Have you read about Maxwell's demon?

Maxwell realized that if it was possible to track the trajectories of moving particles, and open and close a shutter and just the right times, it would be possible to locally increase a system's temperature without doing any work on the system. The idea would be to selectively allow the hottest particles to move into a chamber, and leave the cooler ones behind.

This obviously breaks the second law of thermodynamics.

Maxwell reasoned that making the measurement takes work. Even though the demon doesn't have to touch any of the particles, the measurements are imparting energy into the system, so that information is effectively another form of energy.

This has been experimentally verified. See http://en.wikipedia.org/wiki/Landauer%27s_principle, for example. Information is a conserved quantity. There is nothing hand wavy about this. Indeed, it is of foundational physical importance.

Now, having at least informally "established" that information is a physical quantity, consider that every (computable)[1] probability distribution can be encoded as a sequence of 0's and 1's, in a minimal sense (with respect to the Kolmogorov complexity), and that this sequence can be transmitted. At this point, the abstract, non-physical probability distribution has been transformed into a physical entity (a message) with bona fide physical information content. Since this information content is a conserved quantity, it seems fair to say that it is a property of the abstract, non-physical probability distribution. After all, up to scalar constant, the entropy is a property of the message, not the encoding.

'Entropy' is overloaded in a way that makes it confusing, especially with respect to physical versus information entropy. So let's take a step back and note that "information entropy" is the average information content per sample, where a sample is a message, a random variable, or the result an experiment. In each of these, there is an "unknown" quantity, and an observation that reveals aspects of it. The higher the unknown quantity's entropy, the more informative an observation is, insofar as the sample is 'representative' of the whole. We can call this the outside the box view. We are trying to estimate what the inside of the box is like by taking a limited number of samples and analyzing them under "steady state" assumptions.

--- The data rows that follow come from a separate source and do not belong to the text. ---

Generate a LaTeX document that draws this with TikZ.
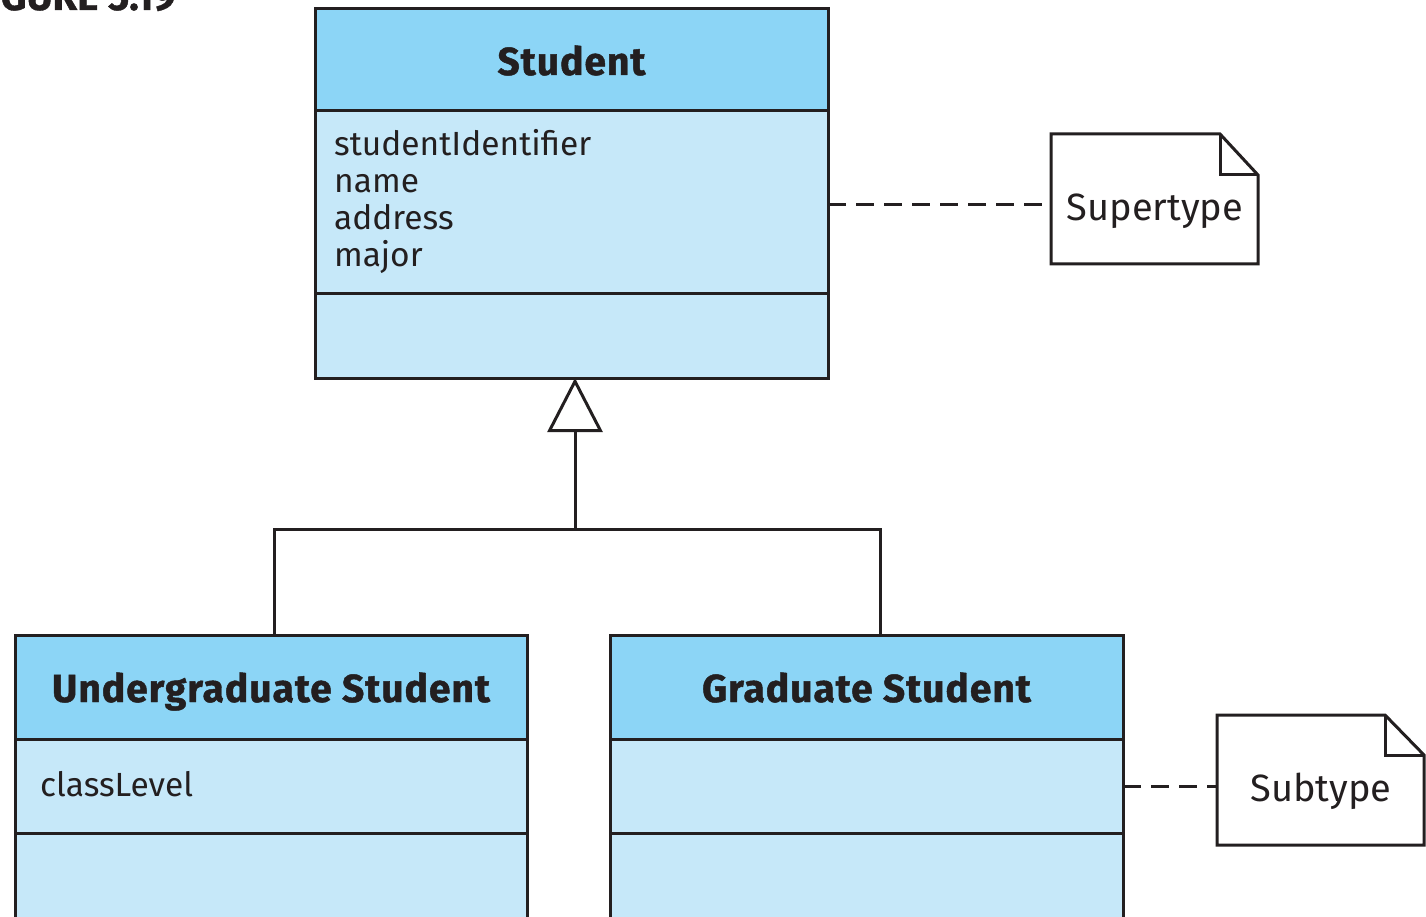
\documentclass[tikz,border=0pt]{standalone}
\usepackage{fontspec}
\setmainfont{Fira Sans}
\usetikzlibrary{arrows.meta}
\definecolor{ink}{HTML}{231F20}
\definecolor{hdrblue}{HTML}{8CD5F6}
\definecolor{bodyblue}{HTML}{C6E8F9}
\newcommand{\headfont}{\fontsize{39}{42}\selectfont\bfseries\addfontfeature{FakeBold=1.2,LetterSpace=2.5}}
\begin{document}
\begin{tikzpicture}[x=1pt,y=-1pt,
  box/.style={draw=ink, line width=3pt, outer sep=0pt, inner sep=0pt, anchor=north west},
  hdr/.style={box, fill=hdrblue, text=ink, font=\headfont, text height=38pt, text depth=8pt},
  cmp/.style={box, fill=bodyblue},
  attr/.style={inner sep=0pt, align=left, text=ink, font=\fontsize{33.5}{37}\selectfont},
  note/.style={minimum width=207pt, minimum height=130pt, inner sep=0pt, outer sep=0pt,
               anchor=north west},
  notetext/.style={text=ink, inner sep=0pt, font=\fontsize{38}{40}\selectfont},
  outline/.style={draw=ink, line width=3pt, line join=miter, fill=white},
  conn/.style={draw=ink, line width=3pt},
  dashline/.style={conn, dash pattern=on 18pt off 10pt},
  gen/.style={conn, -{Triangle[open, length=54pt, width=55pt, line width=3pt]}},
]
\useasboundingbox (0,0) rectangle (1426,917);
\clip (0,0) rectangle (1426,917);

% caption (runs off the top edge)
\node[anchor=base east, inner sep=0pt, text=ink,
      font=\fontsize{40}{40}\selectfont\bfseries\addfontfeature{FakeBold=1}] (fig) at (176,10) {FIGURE 5.19};

% superclass
\node[hdr, minimum width=513pt, minimum height=102pt] (stuH) at (315,9) {Student};
\node[cmp, minimum width=513pt, minimum height=182pt] (stuA) at (315,111) {};
\node[cmp, minimum width=513pt, minimum height=85pt]  (stuO) at (315,293) {};
\node[attr, anchor=north west] (stuAttr) at (334,129)
  {studentIdentifier\\name\\address\\major};

% subclasses
\node[hdr, minimum width=512pt, minimum height=104pt] (ugH) at (15,635) {Undergraduate Student};
\node[cmp, minimum width=512pt, minimum height=94pt]  (ugA) at (15,739) {};
\node[cmp, minimum width=512pt, minimum height=110pt] (ugO) at (15,833) {};
\node[attr, anchor=base west] (ugAttr) at (40,796) {classLevel};

\node[hdr, minimum width=513pt, minimum height=104pt] (grH) at (610,635) {Graduate Student};
\node[cmp, minimum width=513pt, minimum height=94pt]  (grA) at (610,739) {};
\node[cmp, minimum width=513pt, minimum height=110pt] (grO) at (610,833) {};

% generalization
\coordinate (gen) at (575,529);
\coordinate (ugTop) at (274,635);
\coordinate (grTop) at (880,635);
\draw[conn] (ugTop) |- (gen) -| (grTop);
\draw[gen] (gen) -- (gen |- stuO.south);

% notes
\node[note] (sup) at (1051,134) {};
\draw[outline] (sup.north west) -- ([xshift=-38pt]sup.north east)
  -- ([yshift=-41pt]sup.north east) -- (sup.south east) -- (sup.south west) -- cycle;
\draw[conn, line join=miter] ([xshift=-38pt]sup.north east) -- ([xshift=-38pt,yshift=-41pt]sup.north east)
  -- ([yshift=-41pt]sup.north east);
\node[notetext] (supT) at (1155,211) {Supertype};

\node[note] (sub) at (1217,715) {};
\draw[outline] (sub.north west) -- ([xshift=-39pt]sub.north east)
  -- ([yshift=-40pt]sub.north east) -- (sub.south east) -- (sub.south west) -- cycle;
\draw[conn, line join=miter] ([xshift=-39pt]sub.north east) -- ([xshift=-39pt,yshift=-40pt]sub.north east)
  -- ([yshift=-40pt]sub.north east);
\node[notetext] (subT) at (1321,791) {Subtype};

% note anchors
\coordinate (supPin) at (1051,205);
\coordinate (subPin) at (1217,786);
\draw[dashline] (supPin -| stuA.east) -- (supPin);
\draw[dashline] (subPin -| grA.east) -- (subPin);
\end{tikzpicture}
\end{document}
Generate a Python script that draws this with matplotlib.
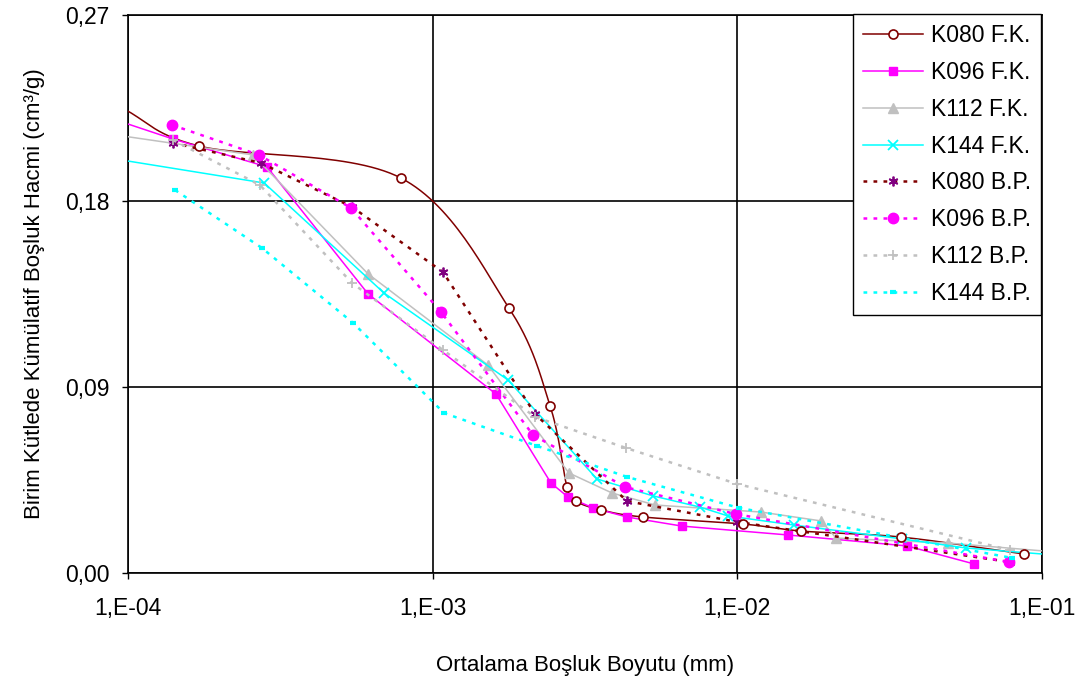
import numpy as np
import matplotlib
matplotlib.use("Agg")
import matplotlib.pyplot as plt
from matplotlib.ticker import FixedLocator, NullLocator

plt.rcParams["font.family"] = ["Liberation Sans", "DejaVu Sans"]

# pore size (mm) and cumulative pore volume (cm3/g), per sample
k080_fk_x = [9.56e-5, 1.71e-4, 7.87e-4, 1.78e-3, 2.43e-3, 2.76e-3, 2.95e-3, 3.57e-3,
             4.90e-3, 1.044e-2, 1.62e-2, 3.44e-2, 8.73e-2]
k080_fk_y = [0.2250, 0.2066, 0.1911, 0.1282, 0.0808, 0.0416, 0.0348, 0.0305,
             0.0271, 0.0237, 0.0203, 0.0174, 0.0092]

k096_fk_x = [9.56e-5, 1.405e-4, 2.86e-4, 6.14e-4, 1.614e-3, 2.446e-3, 2.78e-3, 3.36e-3,
             4.34e-3, 6.58e-3, 1.466e-2, 3.60e-2, 5.98e-2]
k096_fk_y = [0.2182, 0.2100, 0.1965, 0.1350, 0.0866, 0.0435, 0.0368, 0.0315,
             0.0271, 0.0227, 0.0184, 0.0131, 0.0044]

k112_fk_x = [9.56e-5, 2.57e-4, 6.14e-4, 1.519e-3, 2.80e-3, 3.88e-3, 5.37e-3, 1.196e-2,
             1.883e-2, 2.11e-2, 4.91e-2, 1.103e-1]
k112_fk_y = [0.2115, 0.2023, 0.1447, 0.1006, 0.0484, 0.0387, 0.0329, 0.0295,
             0.0252, 0.0169, 0.0145, 0.0102]

k144_fk_x = [9.56e-5, 2.80e-4, 6.92e-4, 1.767e-3, 3.46e-3, 5.29e-3, 7.54e-3, 9.32e-3,
             1.535e-2, 3.47e-2, 5.63e-2, 1.103e-1]
k144_fk_y = [0.1998, 0.1887, 0.1355, 0.0934, 0.0455, 0.0373, 0.0319, 0.0276,
             0.0232, 0.0165, 0.0121, 0.0087]

k080_bp_x = [1.405e-4, 2.73e-4, 5.44e-4, 1.081e-3, 2.17e-3, 4.34e-3, 9.98e-3, 7.85e-2]
k080_bp_y = [0.2081, 0.1984, 0.1771, 0.1456, 0.0769, 0.0348, 0.0247, 0.0053]

k096_bp_x = [1.394e-4, 2.69e-4, 5.40e-4, 1.065e-3, 2.135e-3, 4.28e-3, 9.90e-3, 7.79e-2]
k096_bp_y = [0.2168, 0.2023, 0.1766, 0.1263, 0.0668, 0.0416, 0.0285, 0.0053]

k112_bp_x = [1.405e-4, 2.71e-4, 5.44e-4, 1.081e-3, 2.17e-3, 4.31e-3, 9.98e-3, 7.85e-2]
k112_bp_y = [0.2095, 0.1877, 0.1403, 0.1079, 0.0755, 0.0605, 0.0431, 0.0111]

k144_bp_x = [1.427e-4, 2.75e-4, 5.48e-4, 1.09e-3, 2.20e-3, 4.34e-3, 1.013e-2, 7.97e-2]
k144_bp_y = [0.1853, 0.1573, 0.1210, 0.0774, 0.0615, 0.0465, 0.0315, 0.0073]

x_ticks = [1e-4, 1e-3, 1e-2, 1e-1]
x_tick_labels = ["1,E-04", "1,E-03", "1,E-02", "1,E-01"]
y_ticks = [0.0, 0.09, 0.18, 0.27]
y_tick_labels = ["0,00", "0,09", "0,18", "0,27"]


def smooth_curve(xs, ys, n=30):
    # Catmull-Rom spline through the points, built in log10(x) space
    px = np.log10(np.asarray(xs))
    py = np.asarray(ys)
    px = np.concatenate([[2 * px[0] - px[1]], px, [2 * px[-1] - px[-2]]])
    py = np.concatenate([[2 * py[0] - py[1]], py, [2 * py[-1] - py[-2]]])
    out_x, out_y = [], []
    t = np.linspace(0, 1, n, endpoint=False)
    for i in range(1, len(px) - 2):
        h00 = 2 * t**3 - 3 * t**2 + 1
        h10 = t**3 - 2 * t**2 + t
        h01 = -2 * t**3 + 3 * t**2
        h11 = t**3 - t**2
        mx0 = (px[i + 1] - px[i - 1]) / 2
        mx1 = (px[i + 2] - px[i]) / 2
        my0 = (py[i + 1] - py[i - 1]) / 2
        my1 = (py[i + 2] - py[i]) / 2
        out_x.append(h00 * px[i] + h10 * mx0 + h01 * px[i + 1] + h11 * mx1)
        out_y.append(h00 * py[i] + h10 * my0 + h01 * py[i + 1] + h11 * my1)
    out_x.append([px[-2]])
    out_y.append([py[-2]])
    return 10 ** np.concatenate(out_x), np.concatenate(out_y)


fig = plt.figure(figsize=(10.82, 6.77), dpi=100)
ax = fig.add_axes([128 / 1082, 1 - 573 / 677, 914 / 1082, 558 / 677])

solid_lw = 1.1
dot_lw = 1.8
dots = (0, (1.5, 2.5))

# F.K. series (solid lines)
sx, sy = smooth_curve(k080_fk_x, k080_fk_y)
ax.plot(sx, sy, color="#800000", lw=solid_lw, zorder=3)
ax.plot(k080_fk_x, k080_fk_y, ls="none", marker="o", ms=6.5, mfc="white",
        mec="#800000", mew=1.2, zorder=4)
ax.plot([], [], color="#800000", lw=solid_lw, marker="o", ms=6.5, mfc="white",
        mec="#800000", mew=1.2, label="K080 F.K.")

ax.plot(k096_fk_x, k096_fk_y, color="#FF00FF", lw=solid_lw, marker="s", ms=6,
        mec="#FF00FF", zorder=3, label="K096 F.K.")
ax.plot(k112_fk_x, k112_fk_y, color="#C0C0C0", lw=solid_lw, marker="^", ms=7.5,
        mec="#C0C0C0", zorder=3, label="K112 F.K.")
ax.plot(k144_fk_x, k144_fk_y, color="#00FFFF", lw=solid_lw, marker="x", ms=6.5,
        mew=1.3, zorder=3, label="K144 F.K.")

# B.P. series (dotted lines)
ax.plot(k080_bp_x, k080_bp_y, color="#800000", lw=dot_lw, ls=dots, marker=(6, 2, 0),
        ms=7, mec="#800080", mew=1.3, zorder=3, label="K080 B.P.")
ax.plot(k096_bp_x, k096_bp_y, color="#FF00FF", lw=dot_lw, ls=dots, marker="o",
        ms=7.5, mec="#FF00FF", zorder=3, label="K096 B.P.")
ax.plot(k112_bp_x, k112_bp_y, color="#C0C0C0", lw=dot_lw, ls=dots, marker="+",
        ms=6.5, mew=1.3, zorder=3, label="K112 B.P.")
ax.plot(k144_bp_x, k144_bp_y, color="#00FFFF", lw=dot_lw, ls=dots, marker="_",
        ms=4.5, mew=3, zorder=3, label="K144 B.P.")

ax.set_xscale("log")
ax.set_xlim(1e-4, 1e-1)
ax.set_ylim(0, 0.27)
ax.xaxis.set_major_locator(FixedLocator(x_ticks))
ax.xaxis.set_minor_locator(NullLocator())
ax.set_xticklabels(x_tick_labels)
ax.set_yticks(y_ticks)
ax.set_yticklabels(y_tick_labels)
ax.tick_params(axis="both", direction="out", length=4.5, width=1, labelsize=16.5,
               color="black")
ax.tick_params(axis="x", pad=13)
ax.tick_params(axis="y", pad=9)
ax.grid(True, color="black", lw=1.2, zorder=1)
ax.set_axisbelow(True)
for sp in ax.spines.values():
    sp.set_color("black")
    sp.set_linewidth(1.2)

ax.set_xlabel("Ortalama Boşluk Boyutu (mm)", fontsize=16, labelpad=25)
ax.set_ylabel("Birim Kütlede Kümülatif Boşluk Hacmi (cm³/g)", fontsize=16, labelpad=14)

leg = ax.legend(loc="upper right", bbox_to_anchor=(1041 / 1082, 1 - 14 / 677),
                bbox_transform=fig.transFigure, borderaxespad=0, fontsize=16.5,
                frameon=True, fancybox=False, edgecolor="black", framealpha=1,
                handlelength=2.6, handletextpad=0.35, labelspacing=0.6,
                borderpad=0.45)
leg.get_frame().set_linewidth(1.0)
leg.set_zorder(10)

fig.savefig("out.png", dpi=100)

And this is partly why information entropy is a decent enough measure of aggregate information. For the channel, what we really want to know is how many messages can we send in parallel, and to figure that out we need to know how much information each message contains, on average. Throw in some operations research, and boom, you have the tools to manage a modern telecommunications infrastructure.

On the other hand, we have the in the box view -- the claim that entropy is a property of a system. I suggest that we broaden this, in analogy with the outside of the box view. In particular, to probability distributions, and ... well, I'm not quite sure how to phrase this ... experimental subjects. In any case, what I really mean is the thing that yields data to be observed by scientists, engineers, people on the other side of the internet, etc. These "subjects" are the unknown quantities people are trying to estimate.

These systems have an internal structure, and part of that structure substantively relates to the data they emit. The physical law inside the box is that entropy increases, energy and information are "lost" as heat and signal noise. Energy and information are still conserved quantities: this particular microstate could only have occurred because of the initial microstate conditions, so, in principle (and ignoring quantum mechanics), if we observe the microstate in sufficient detail, we can work backwards to recover the initial condition. But if we want to estimate the initial microstate from outside the box, we are very much stuck.

Probability distributions also fall under this rubric. I am specifically ignoring stochastic processes insofar as they are "time-dependent" and considering them as time-less (i.e., eternal) formal objects. The structure does not change over time, and their entropy is constant (since the structure is fixed).

At a high level, the only difference between the physical and formal structures is time. In both cases, the structure is encoded by information, and that structure is revealed by sampling. The physical system's structure decays, and the more that it decays, the more representative of the whole any given sample will be.

Now, one might notice that as entropy increases in the box, information is effectively lost inside the box, but at the same time, each sample effectively becomes more informative. The facts are clearly related, but I'm not in a position to estimate bounds or make a strong claim other than "look, that's neat". Jensen's inequality comes to mind.

[1]: Every probability distribution can be encoded as a tree of 0's and 1's, even if it the distribution isn't computable.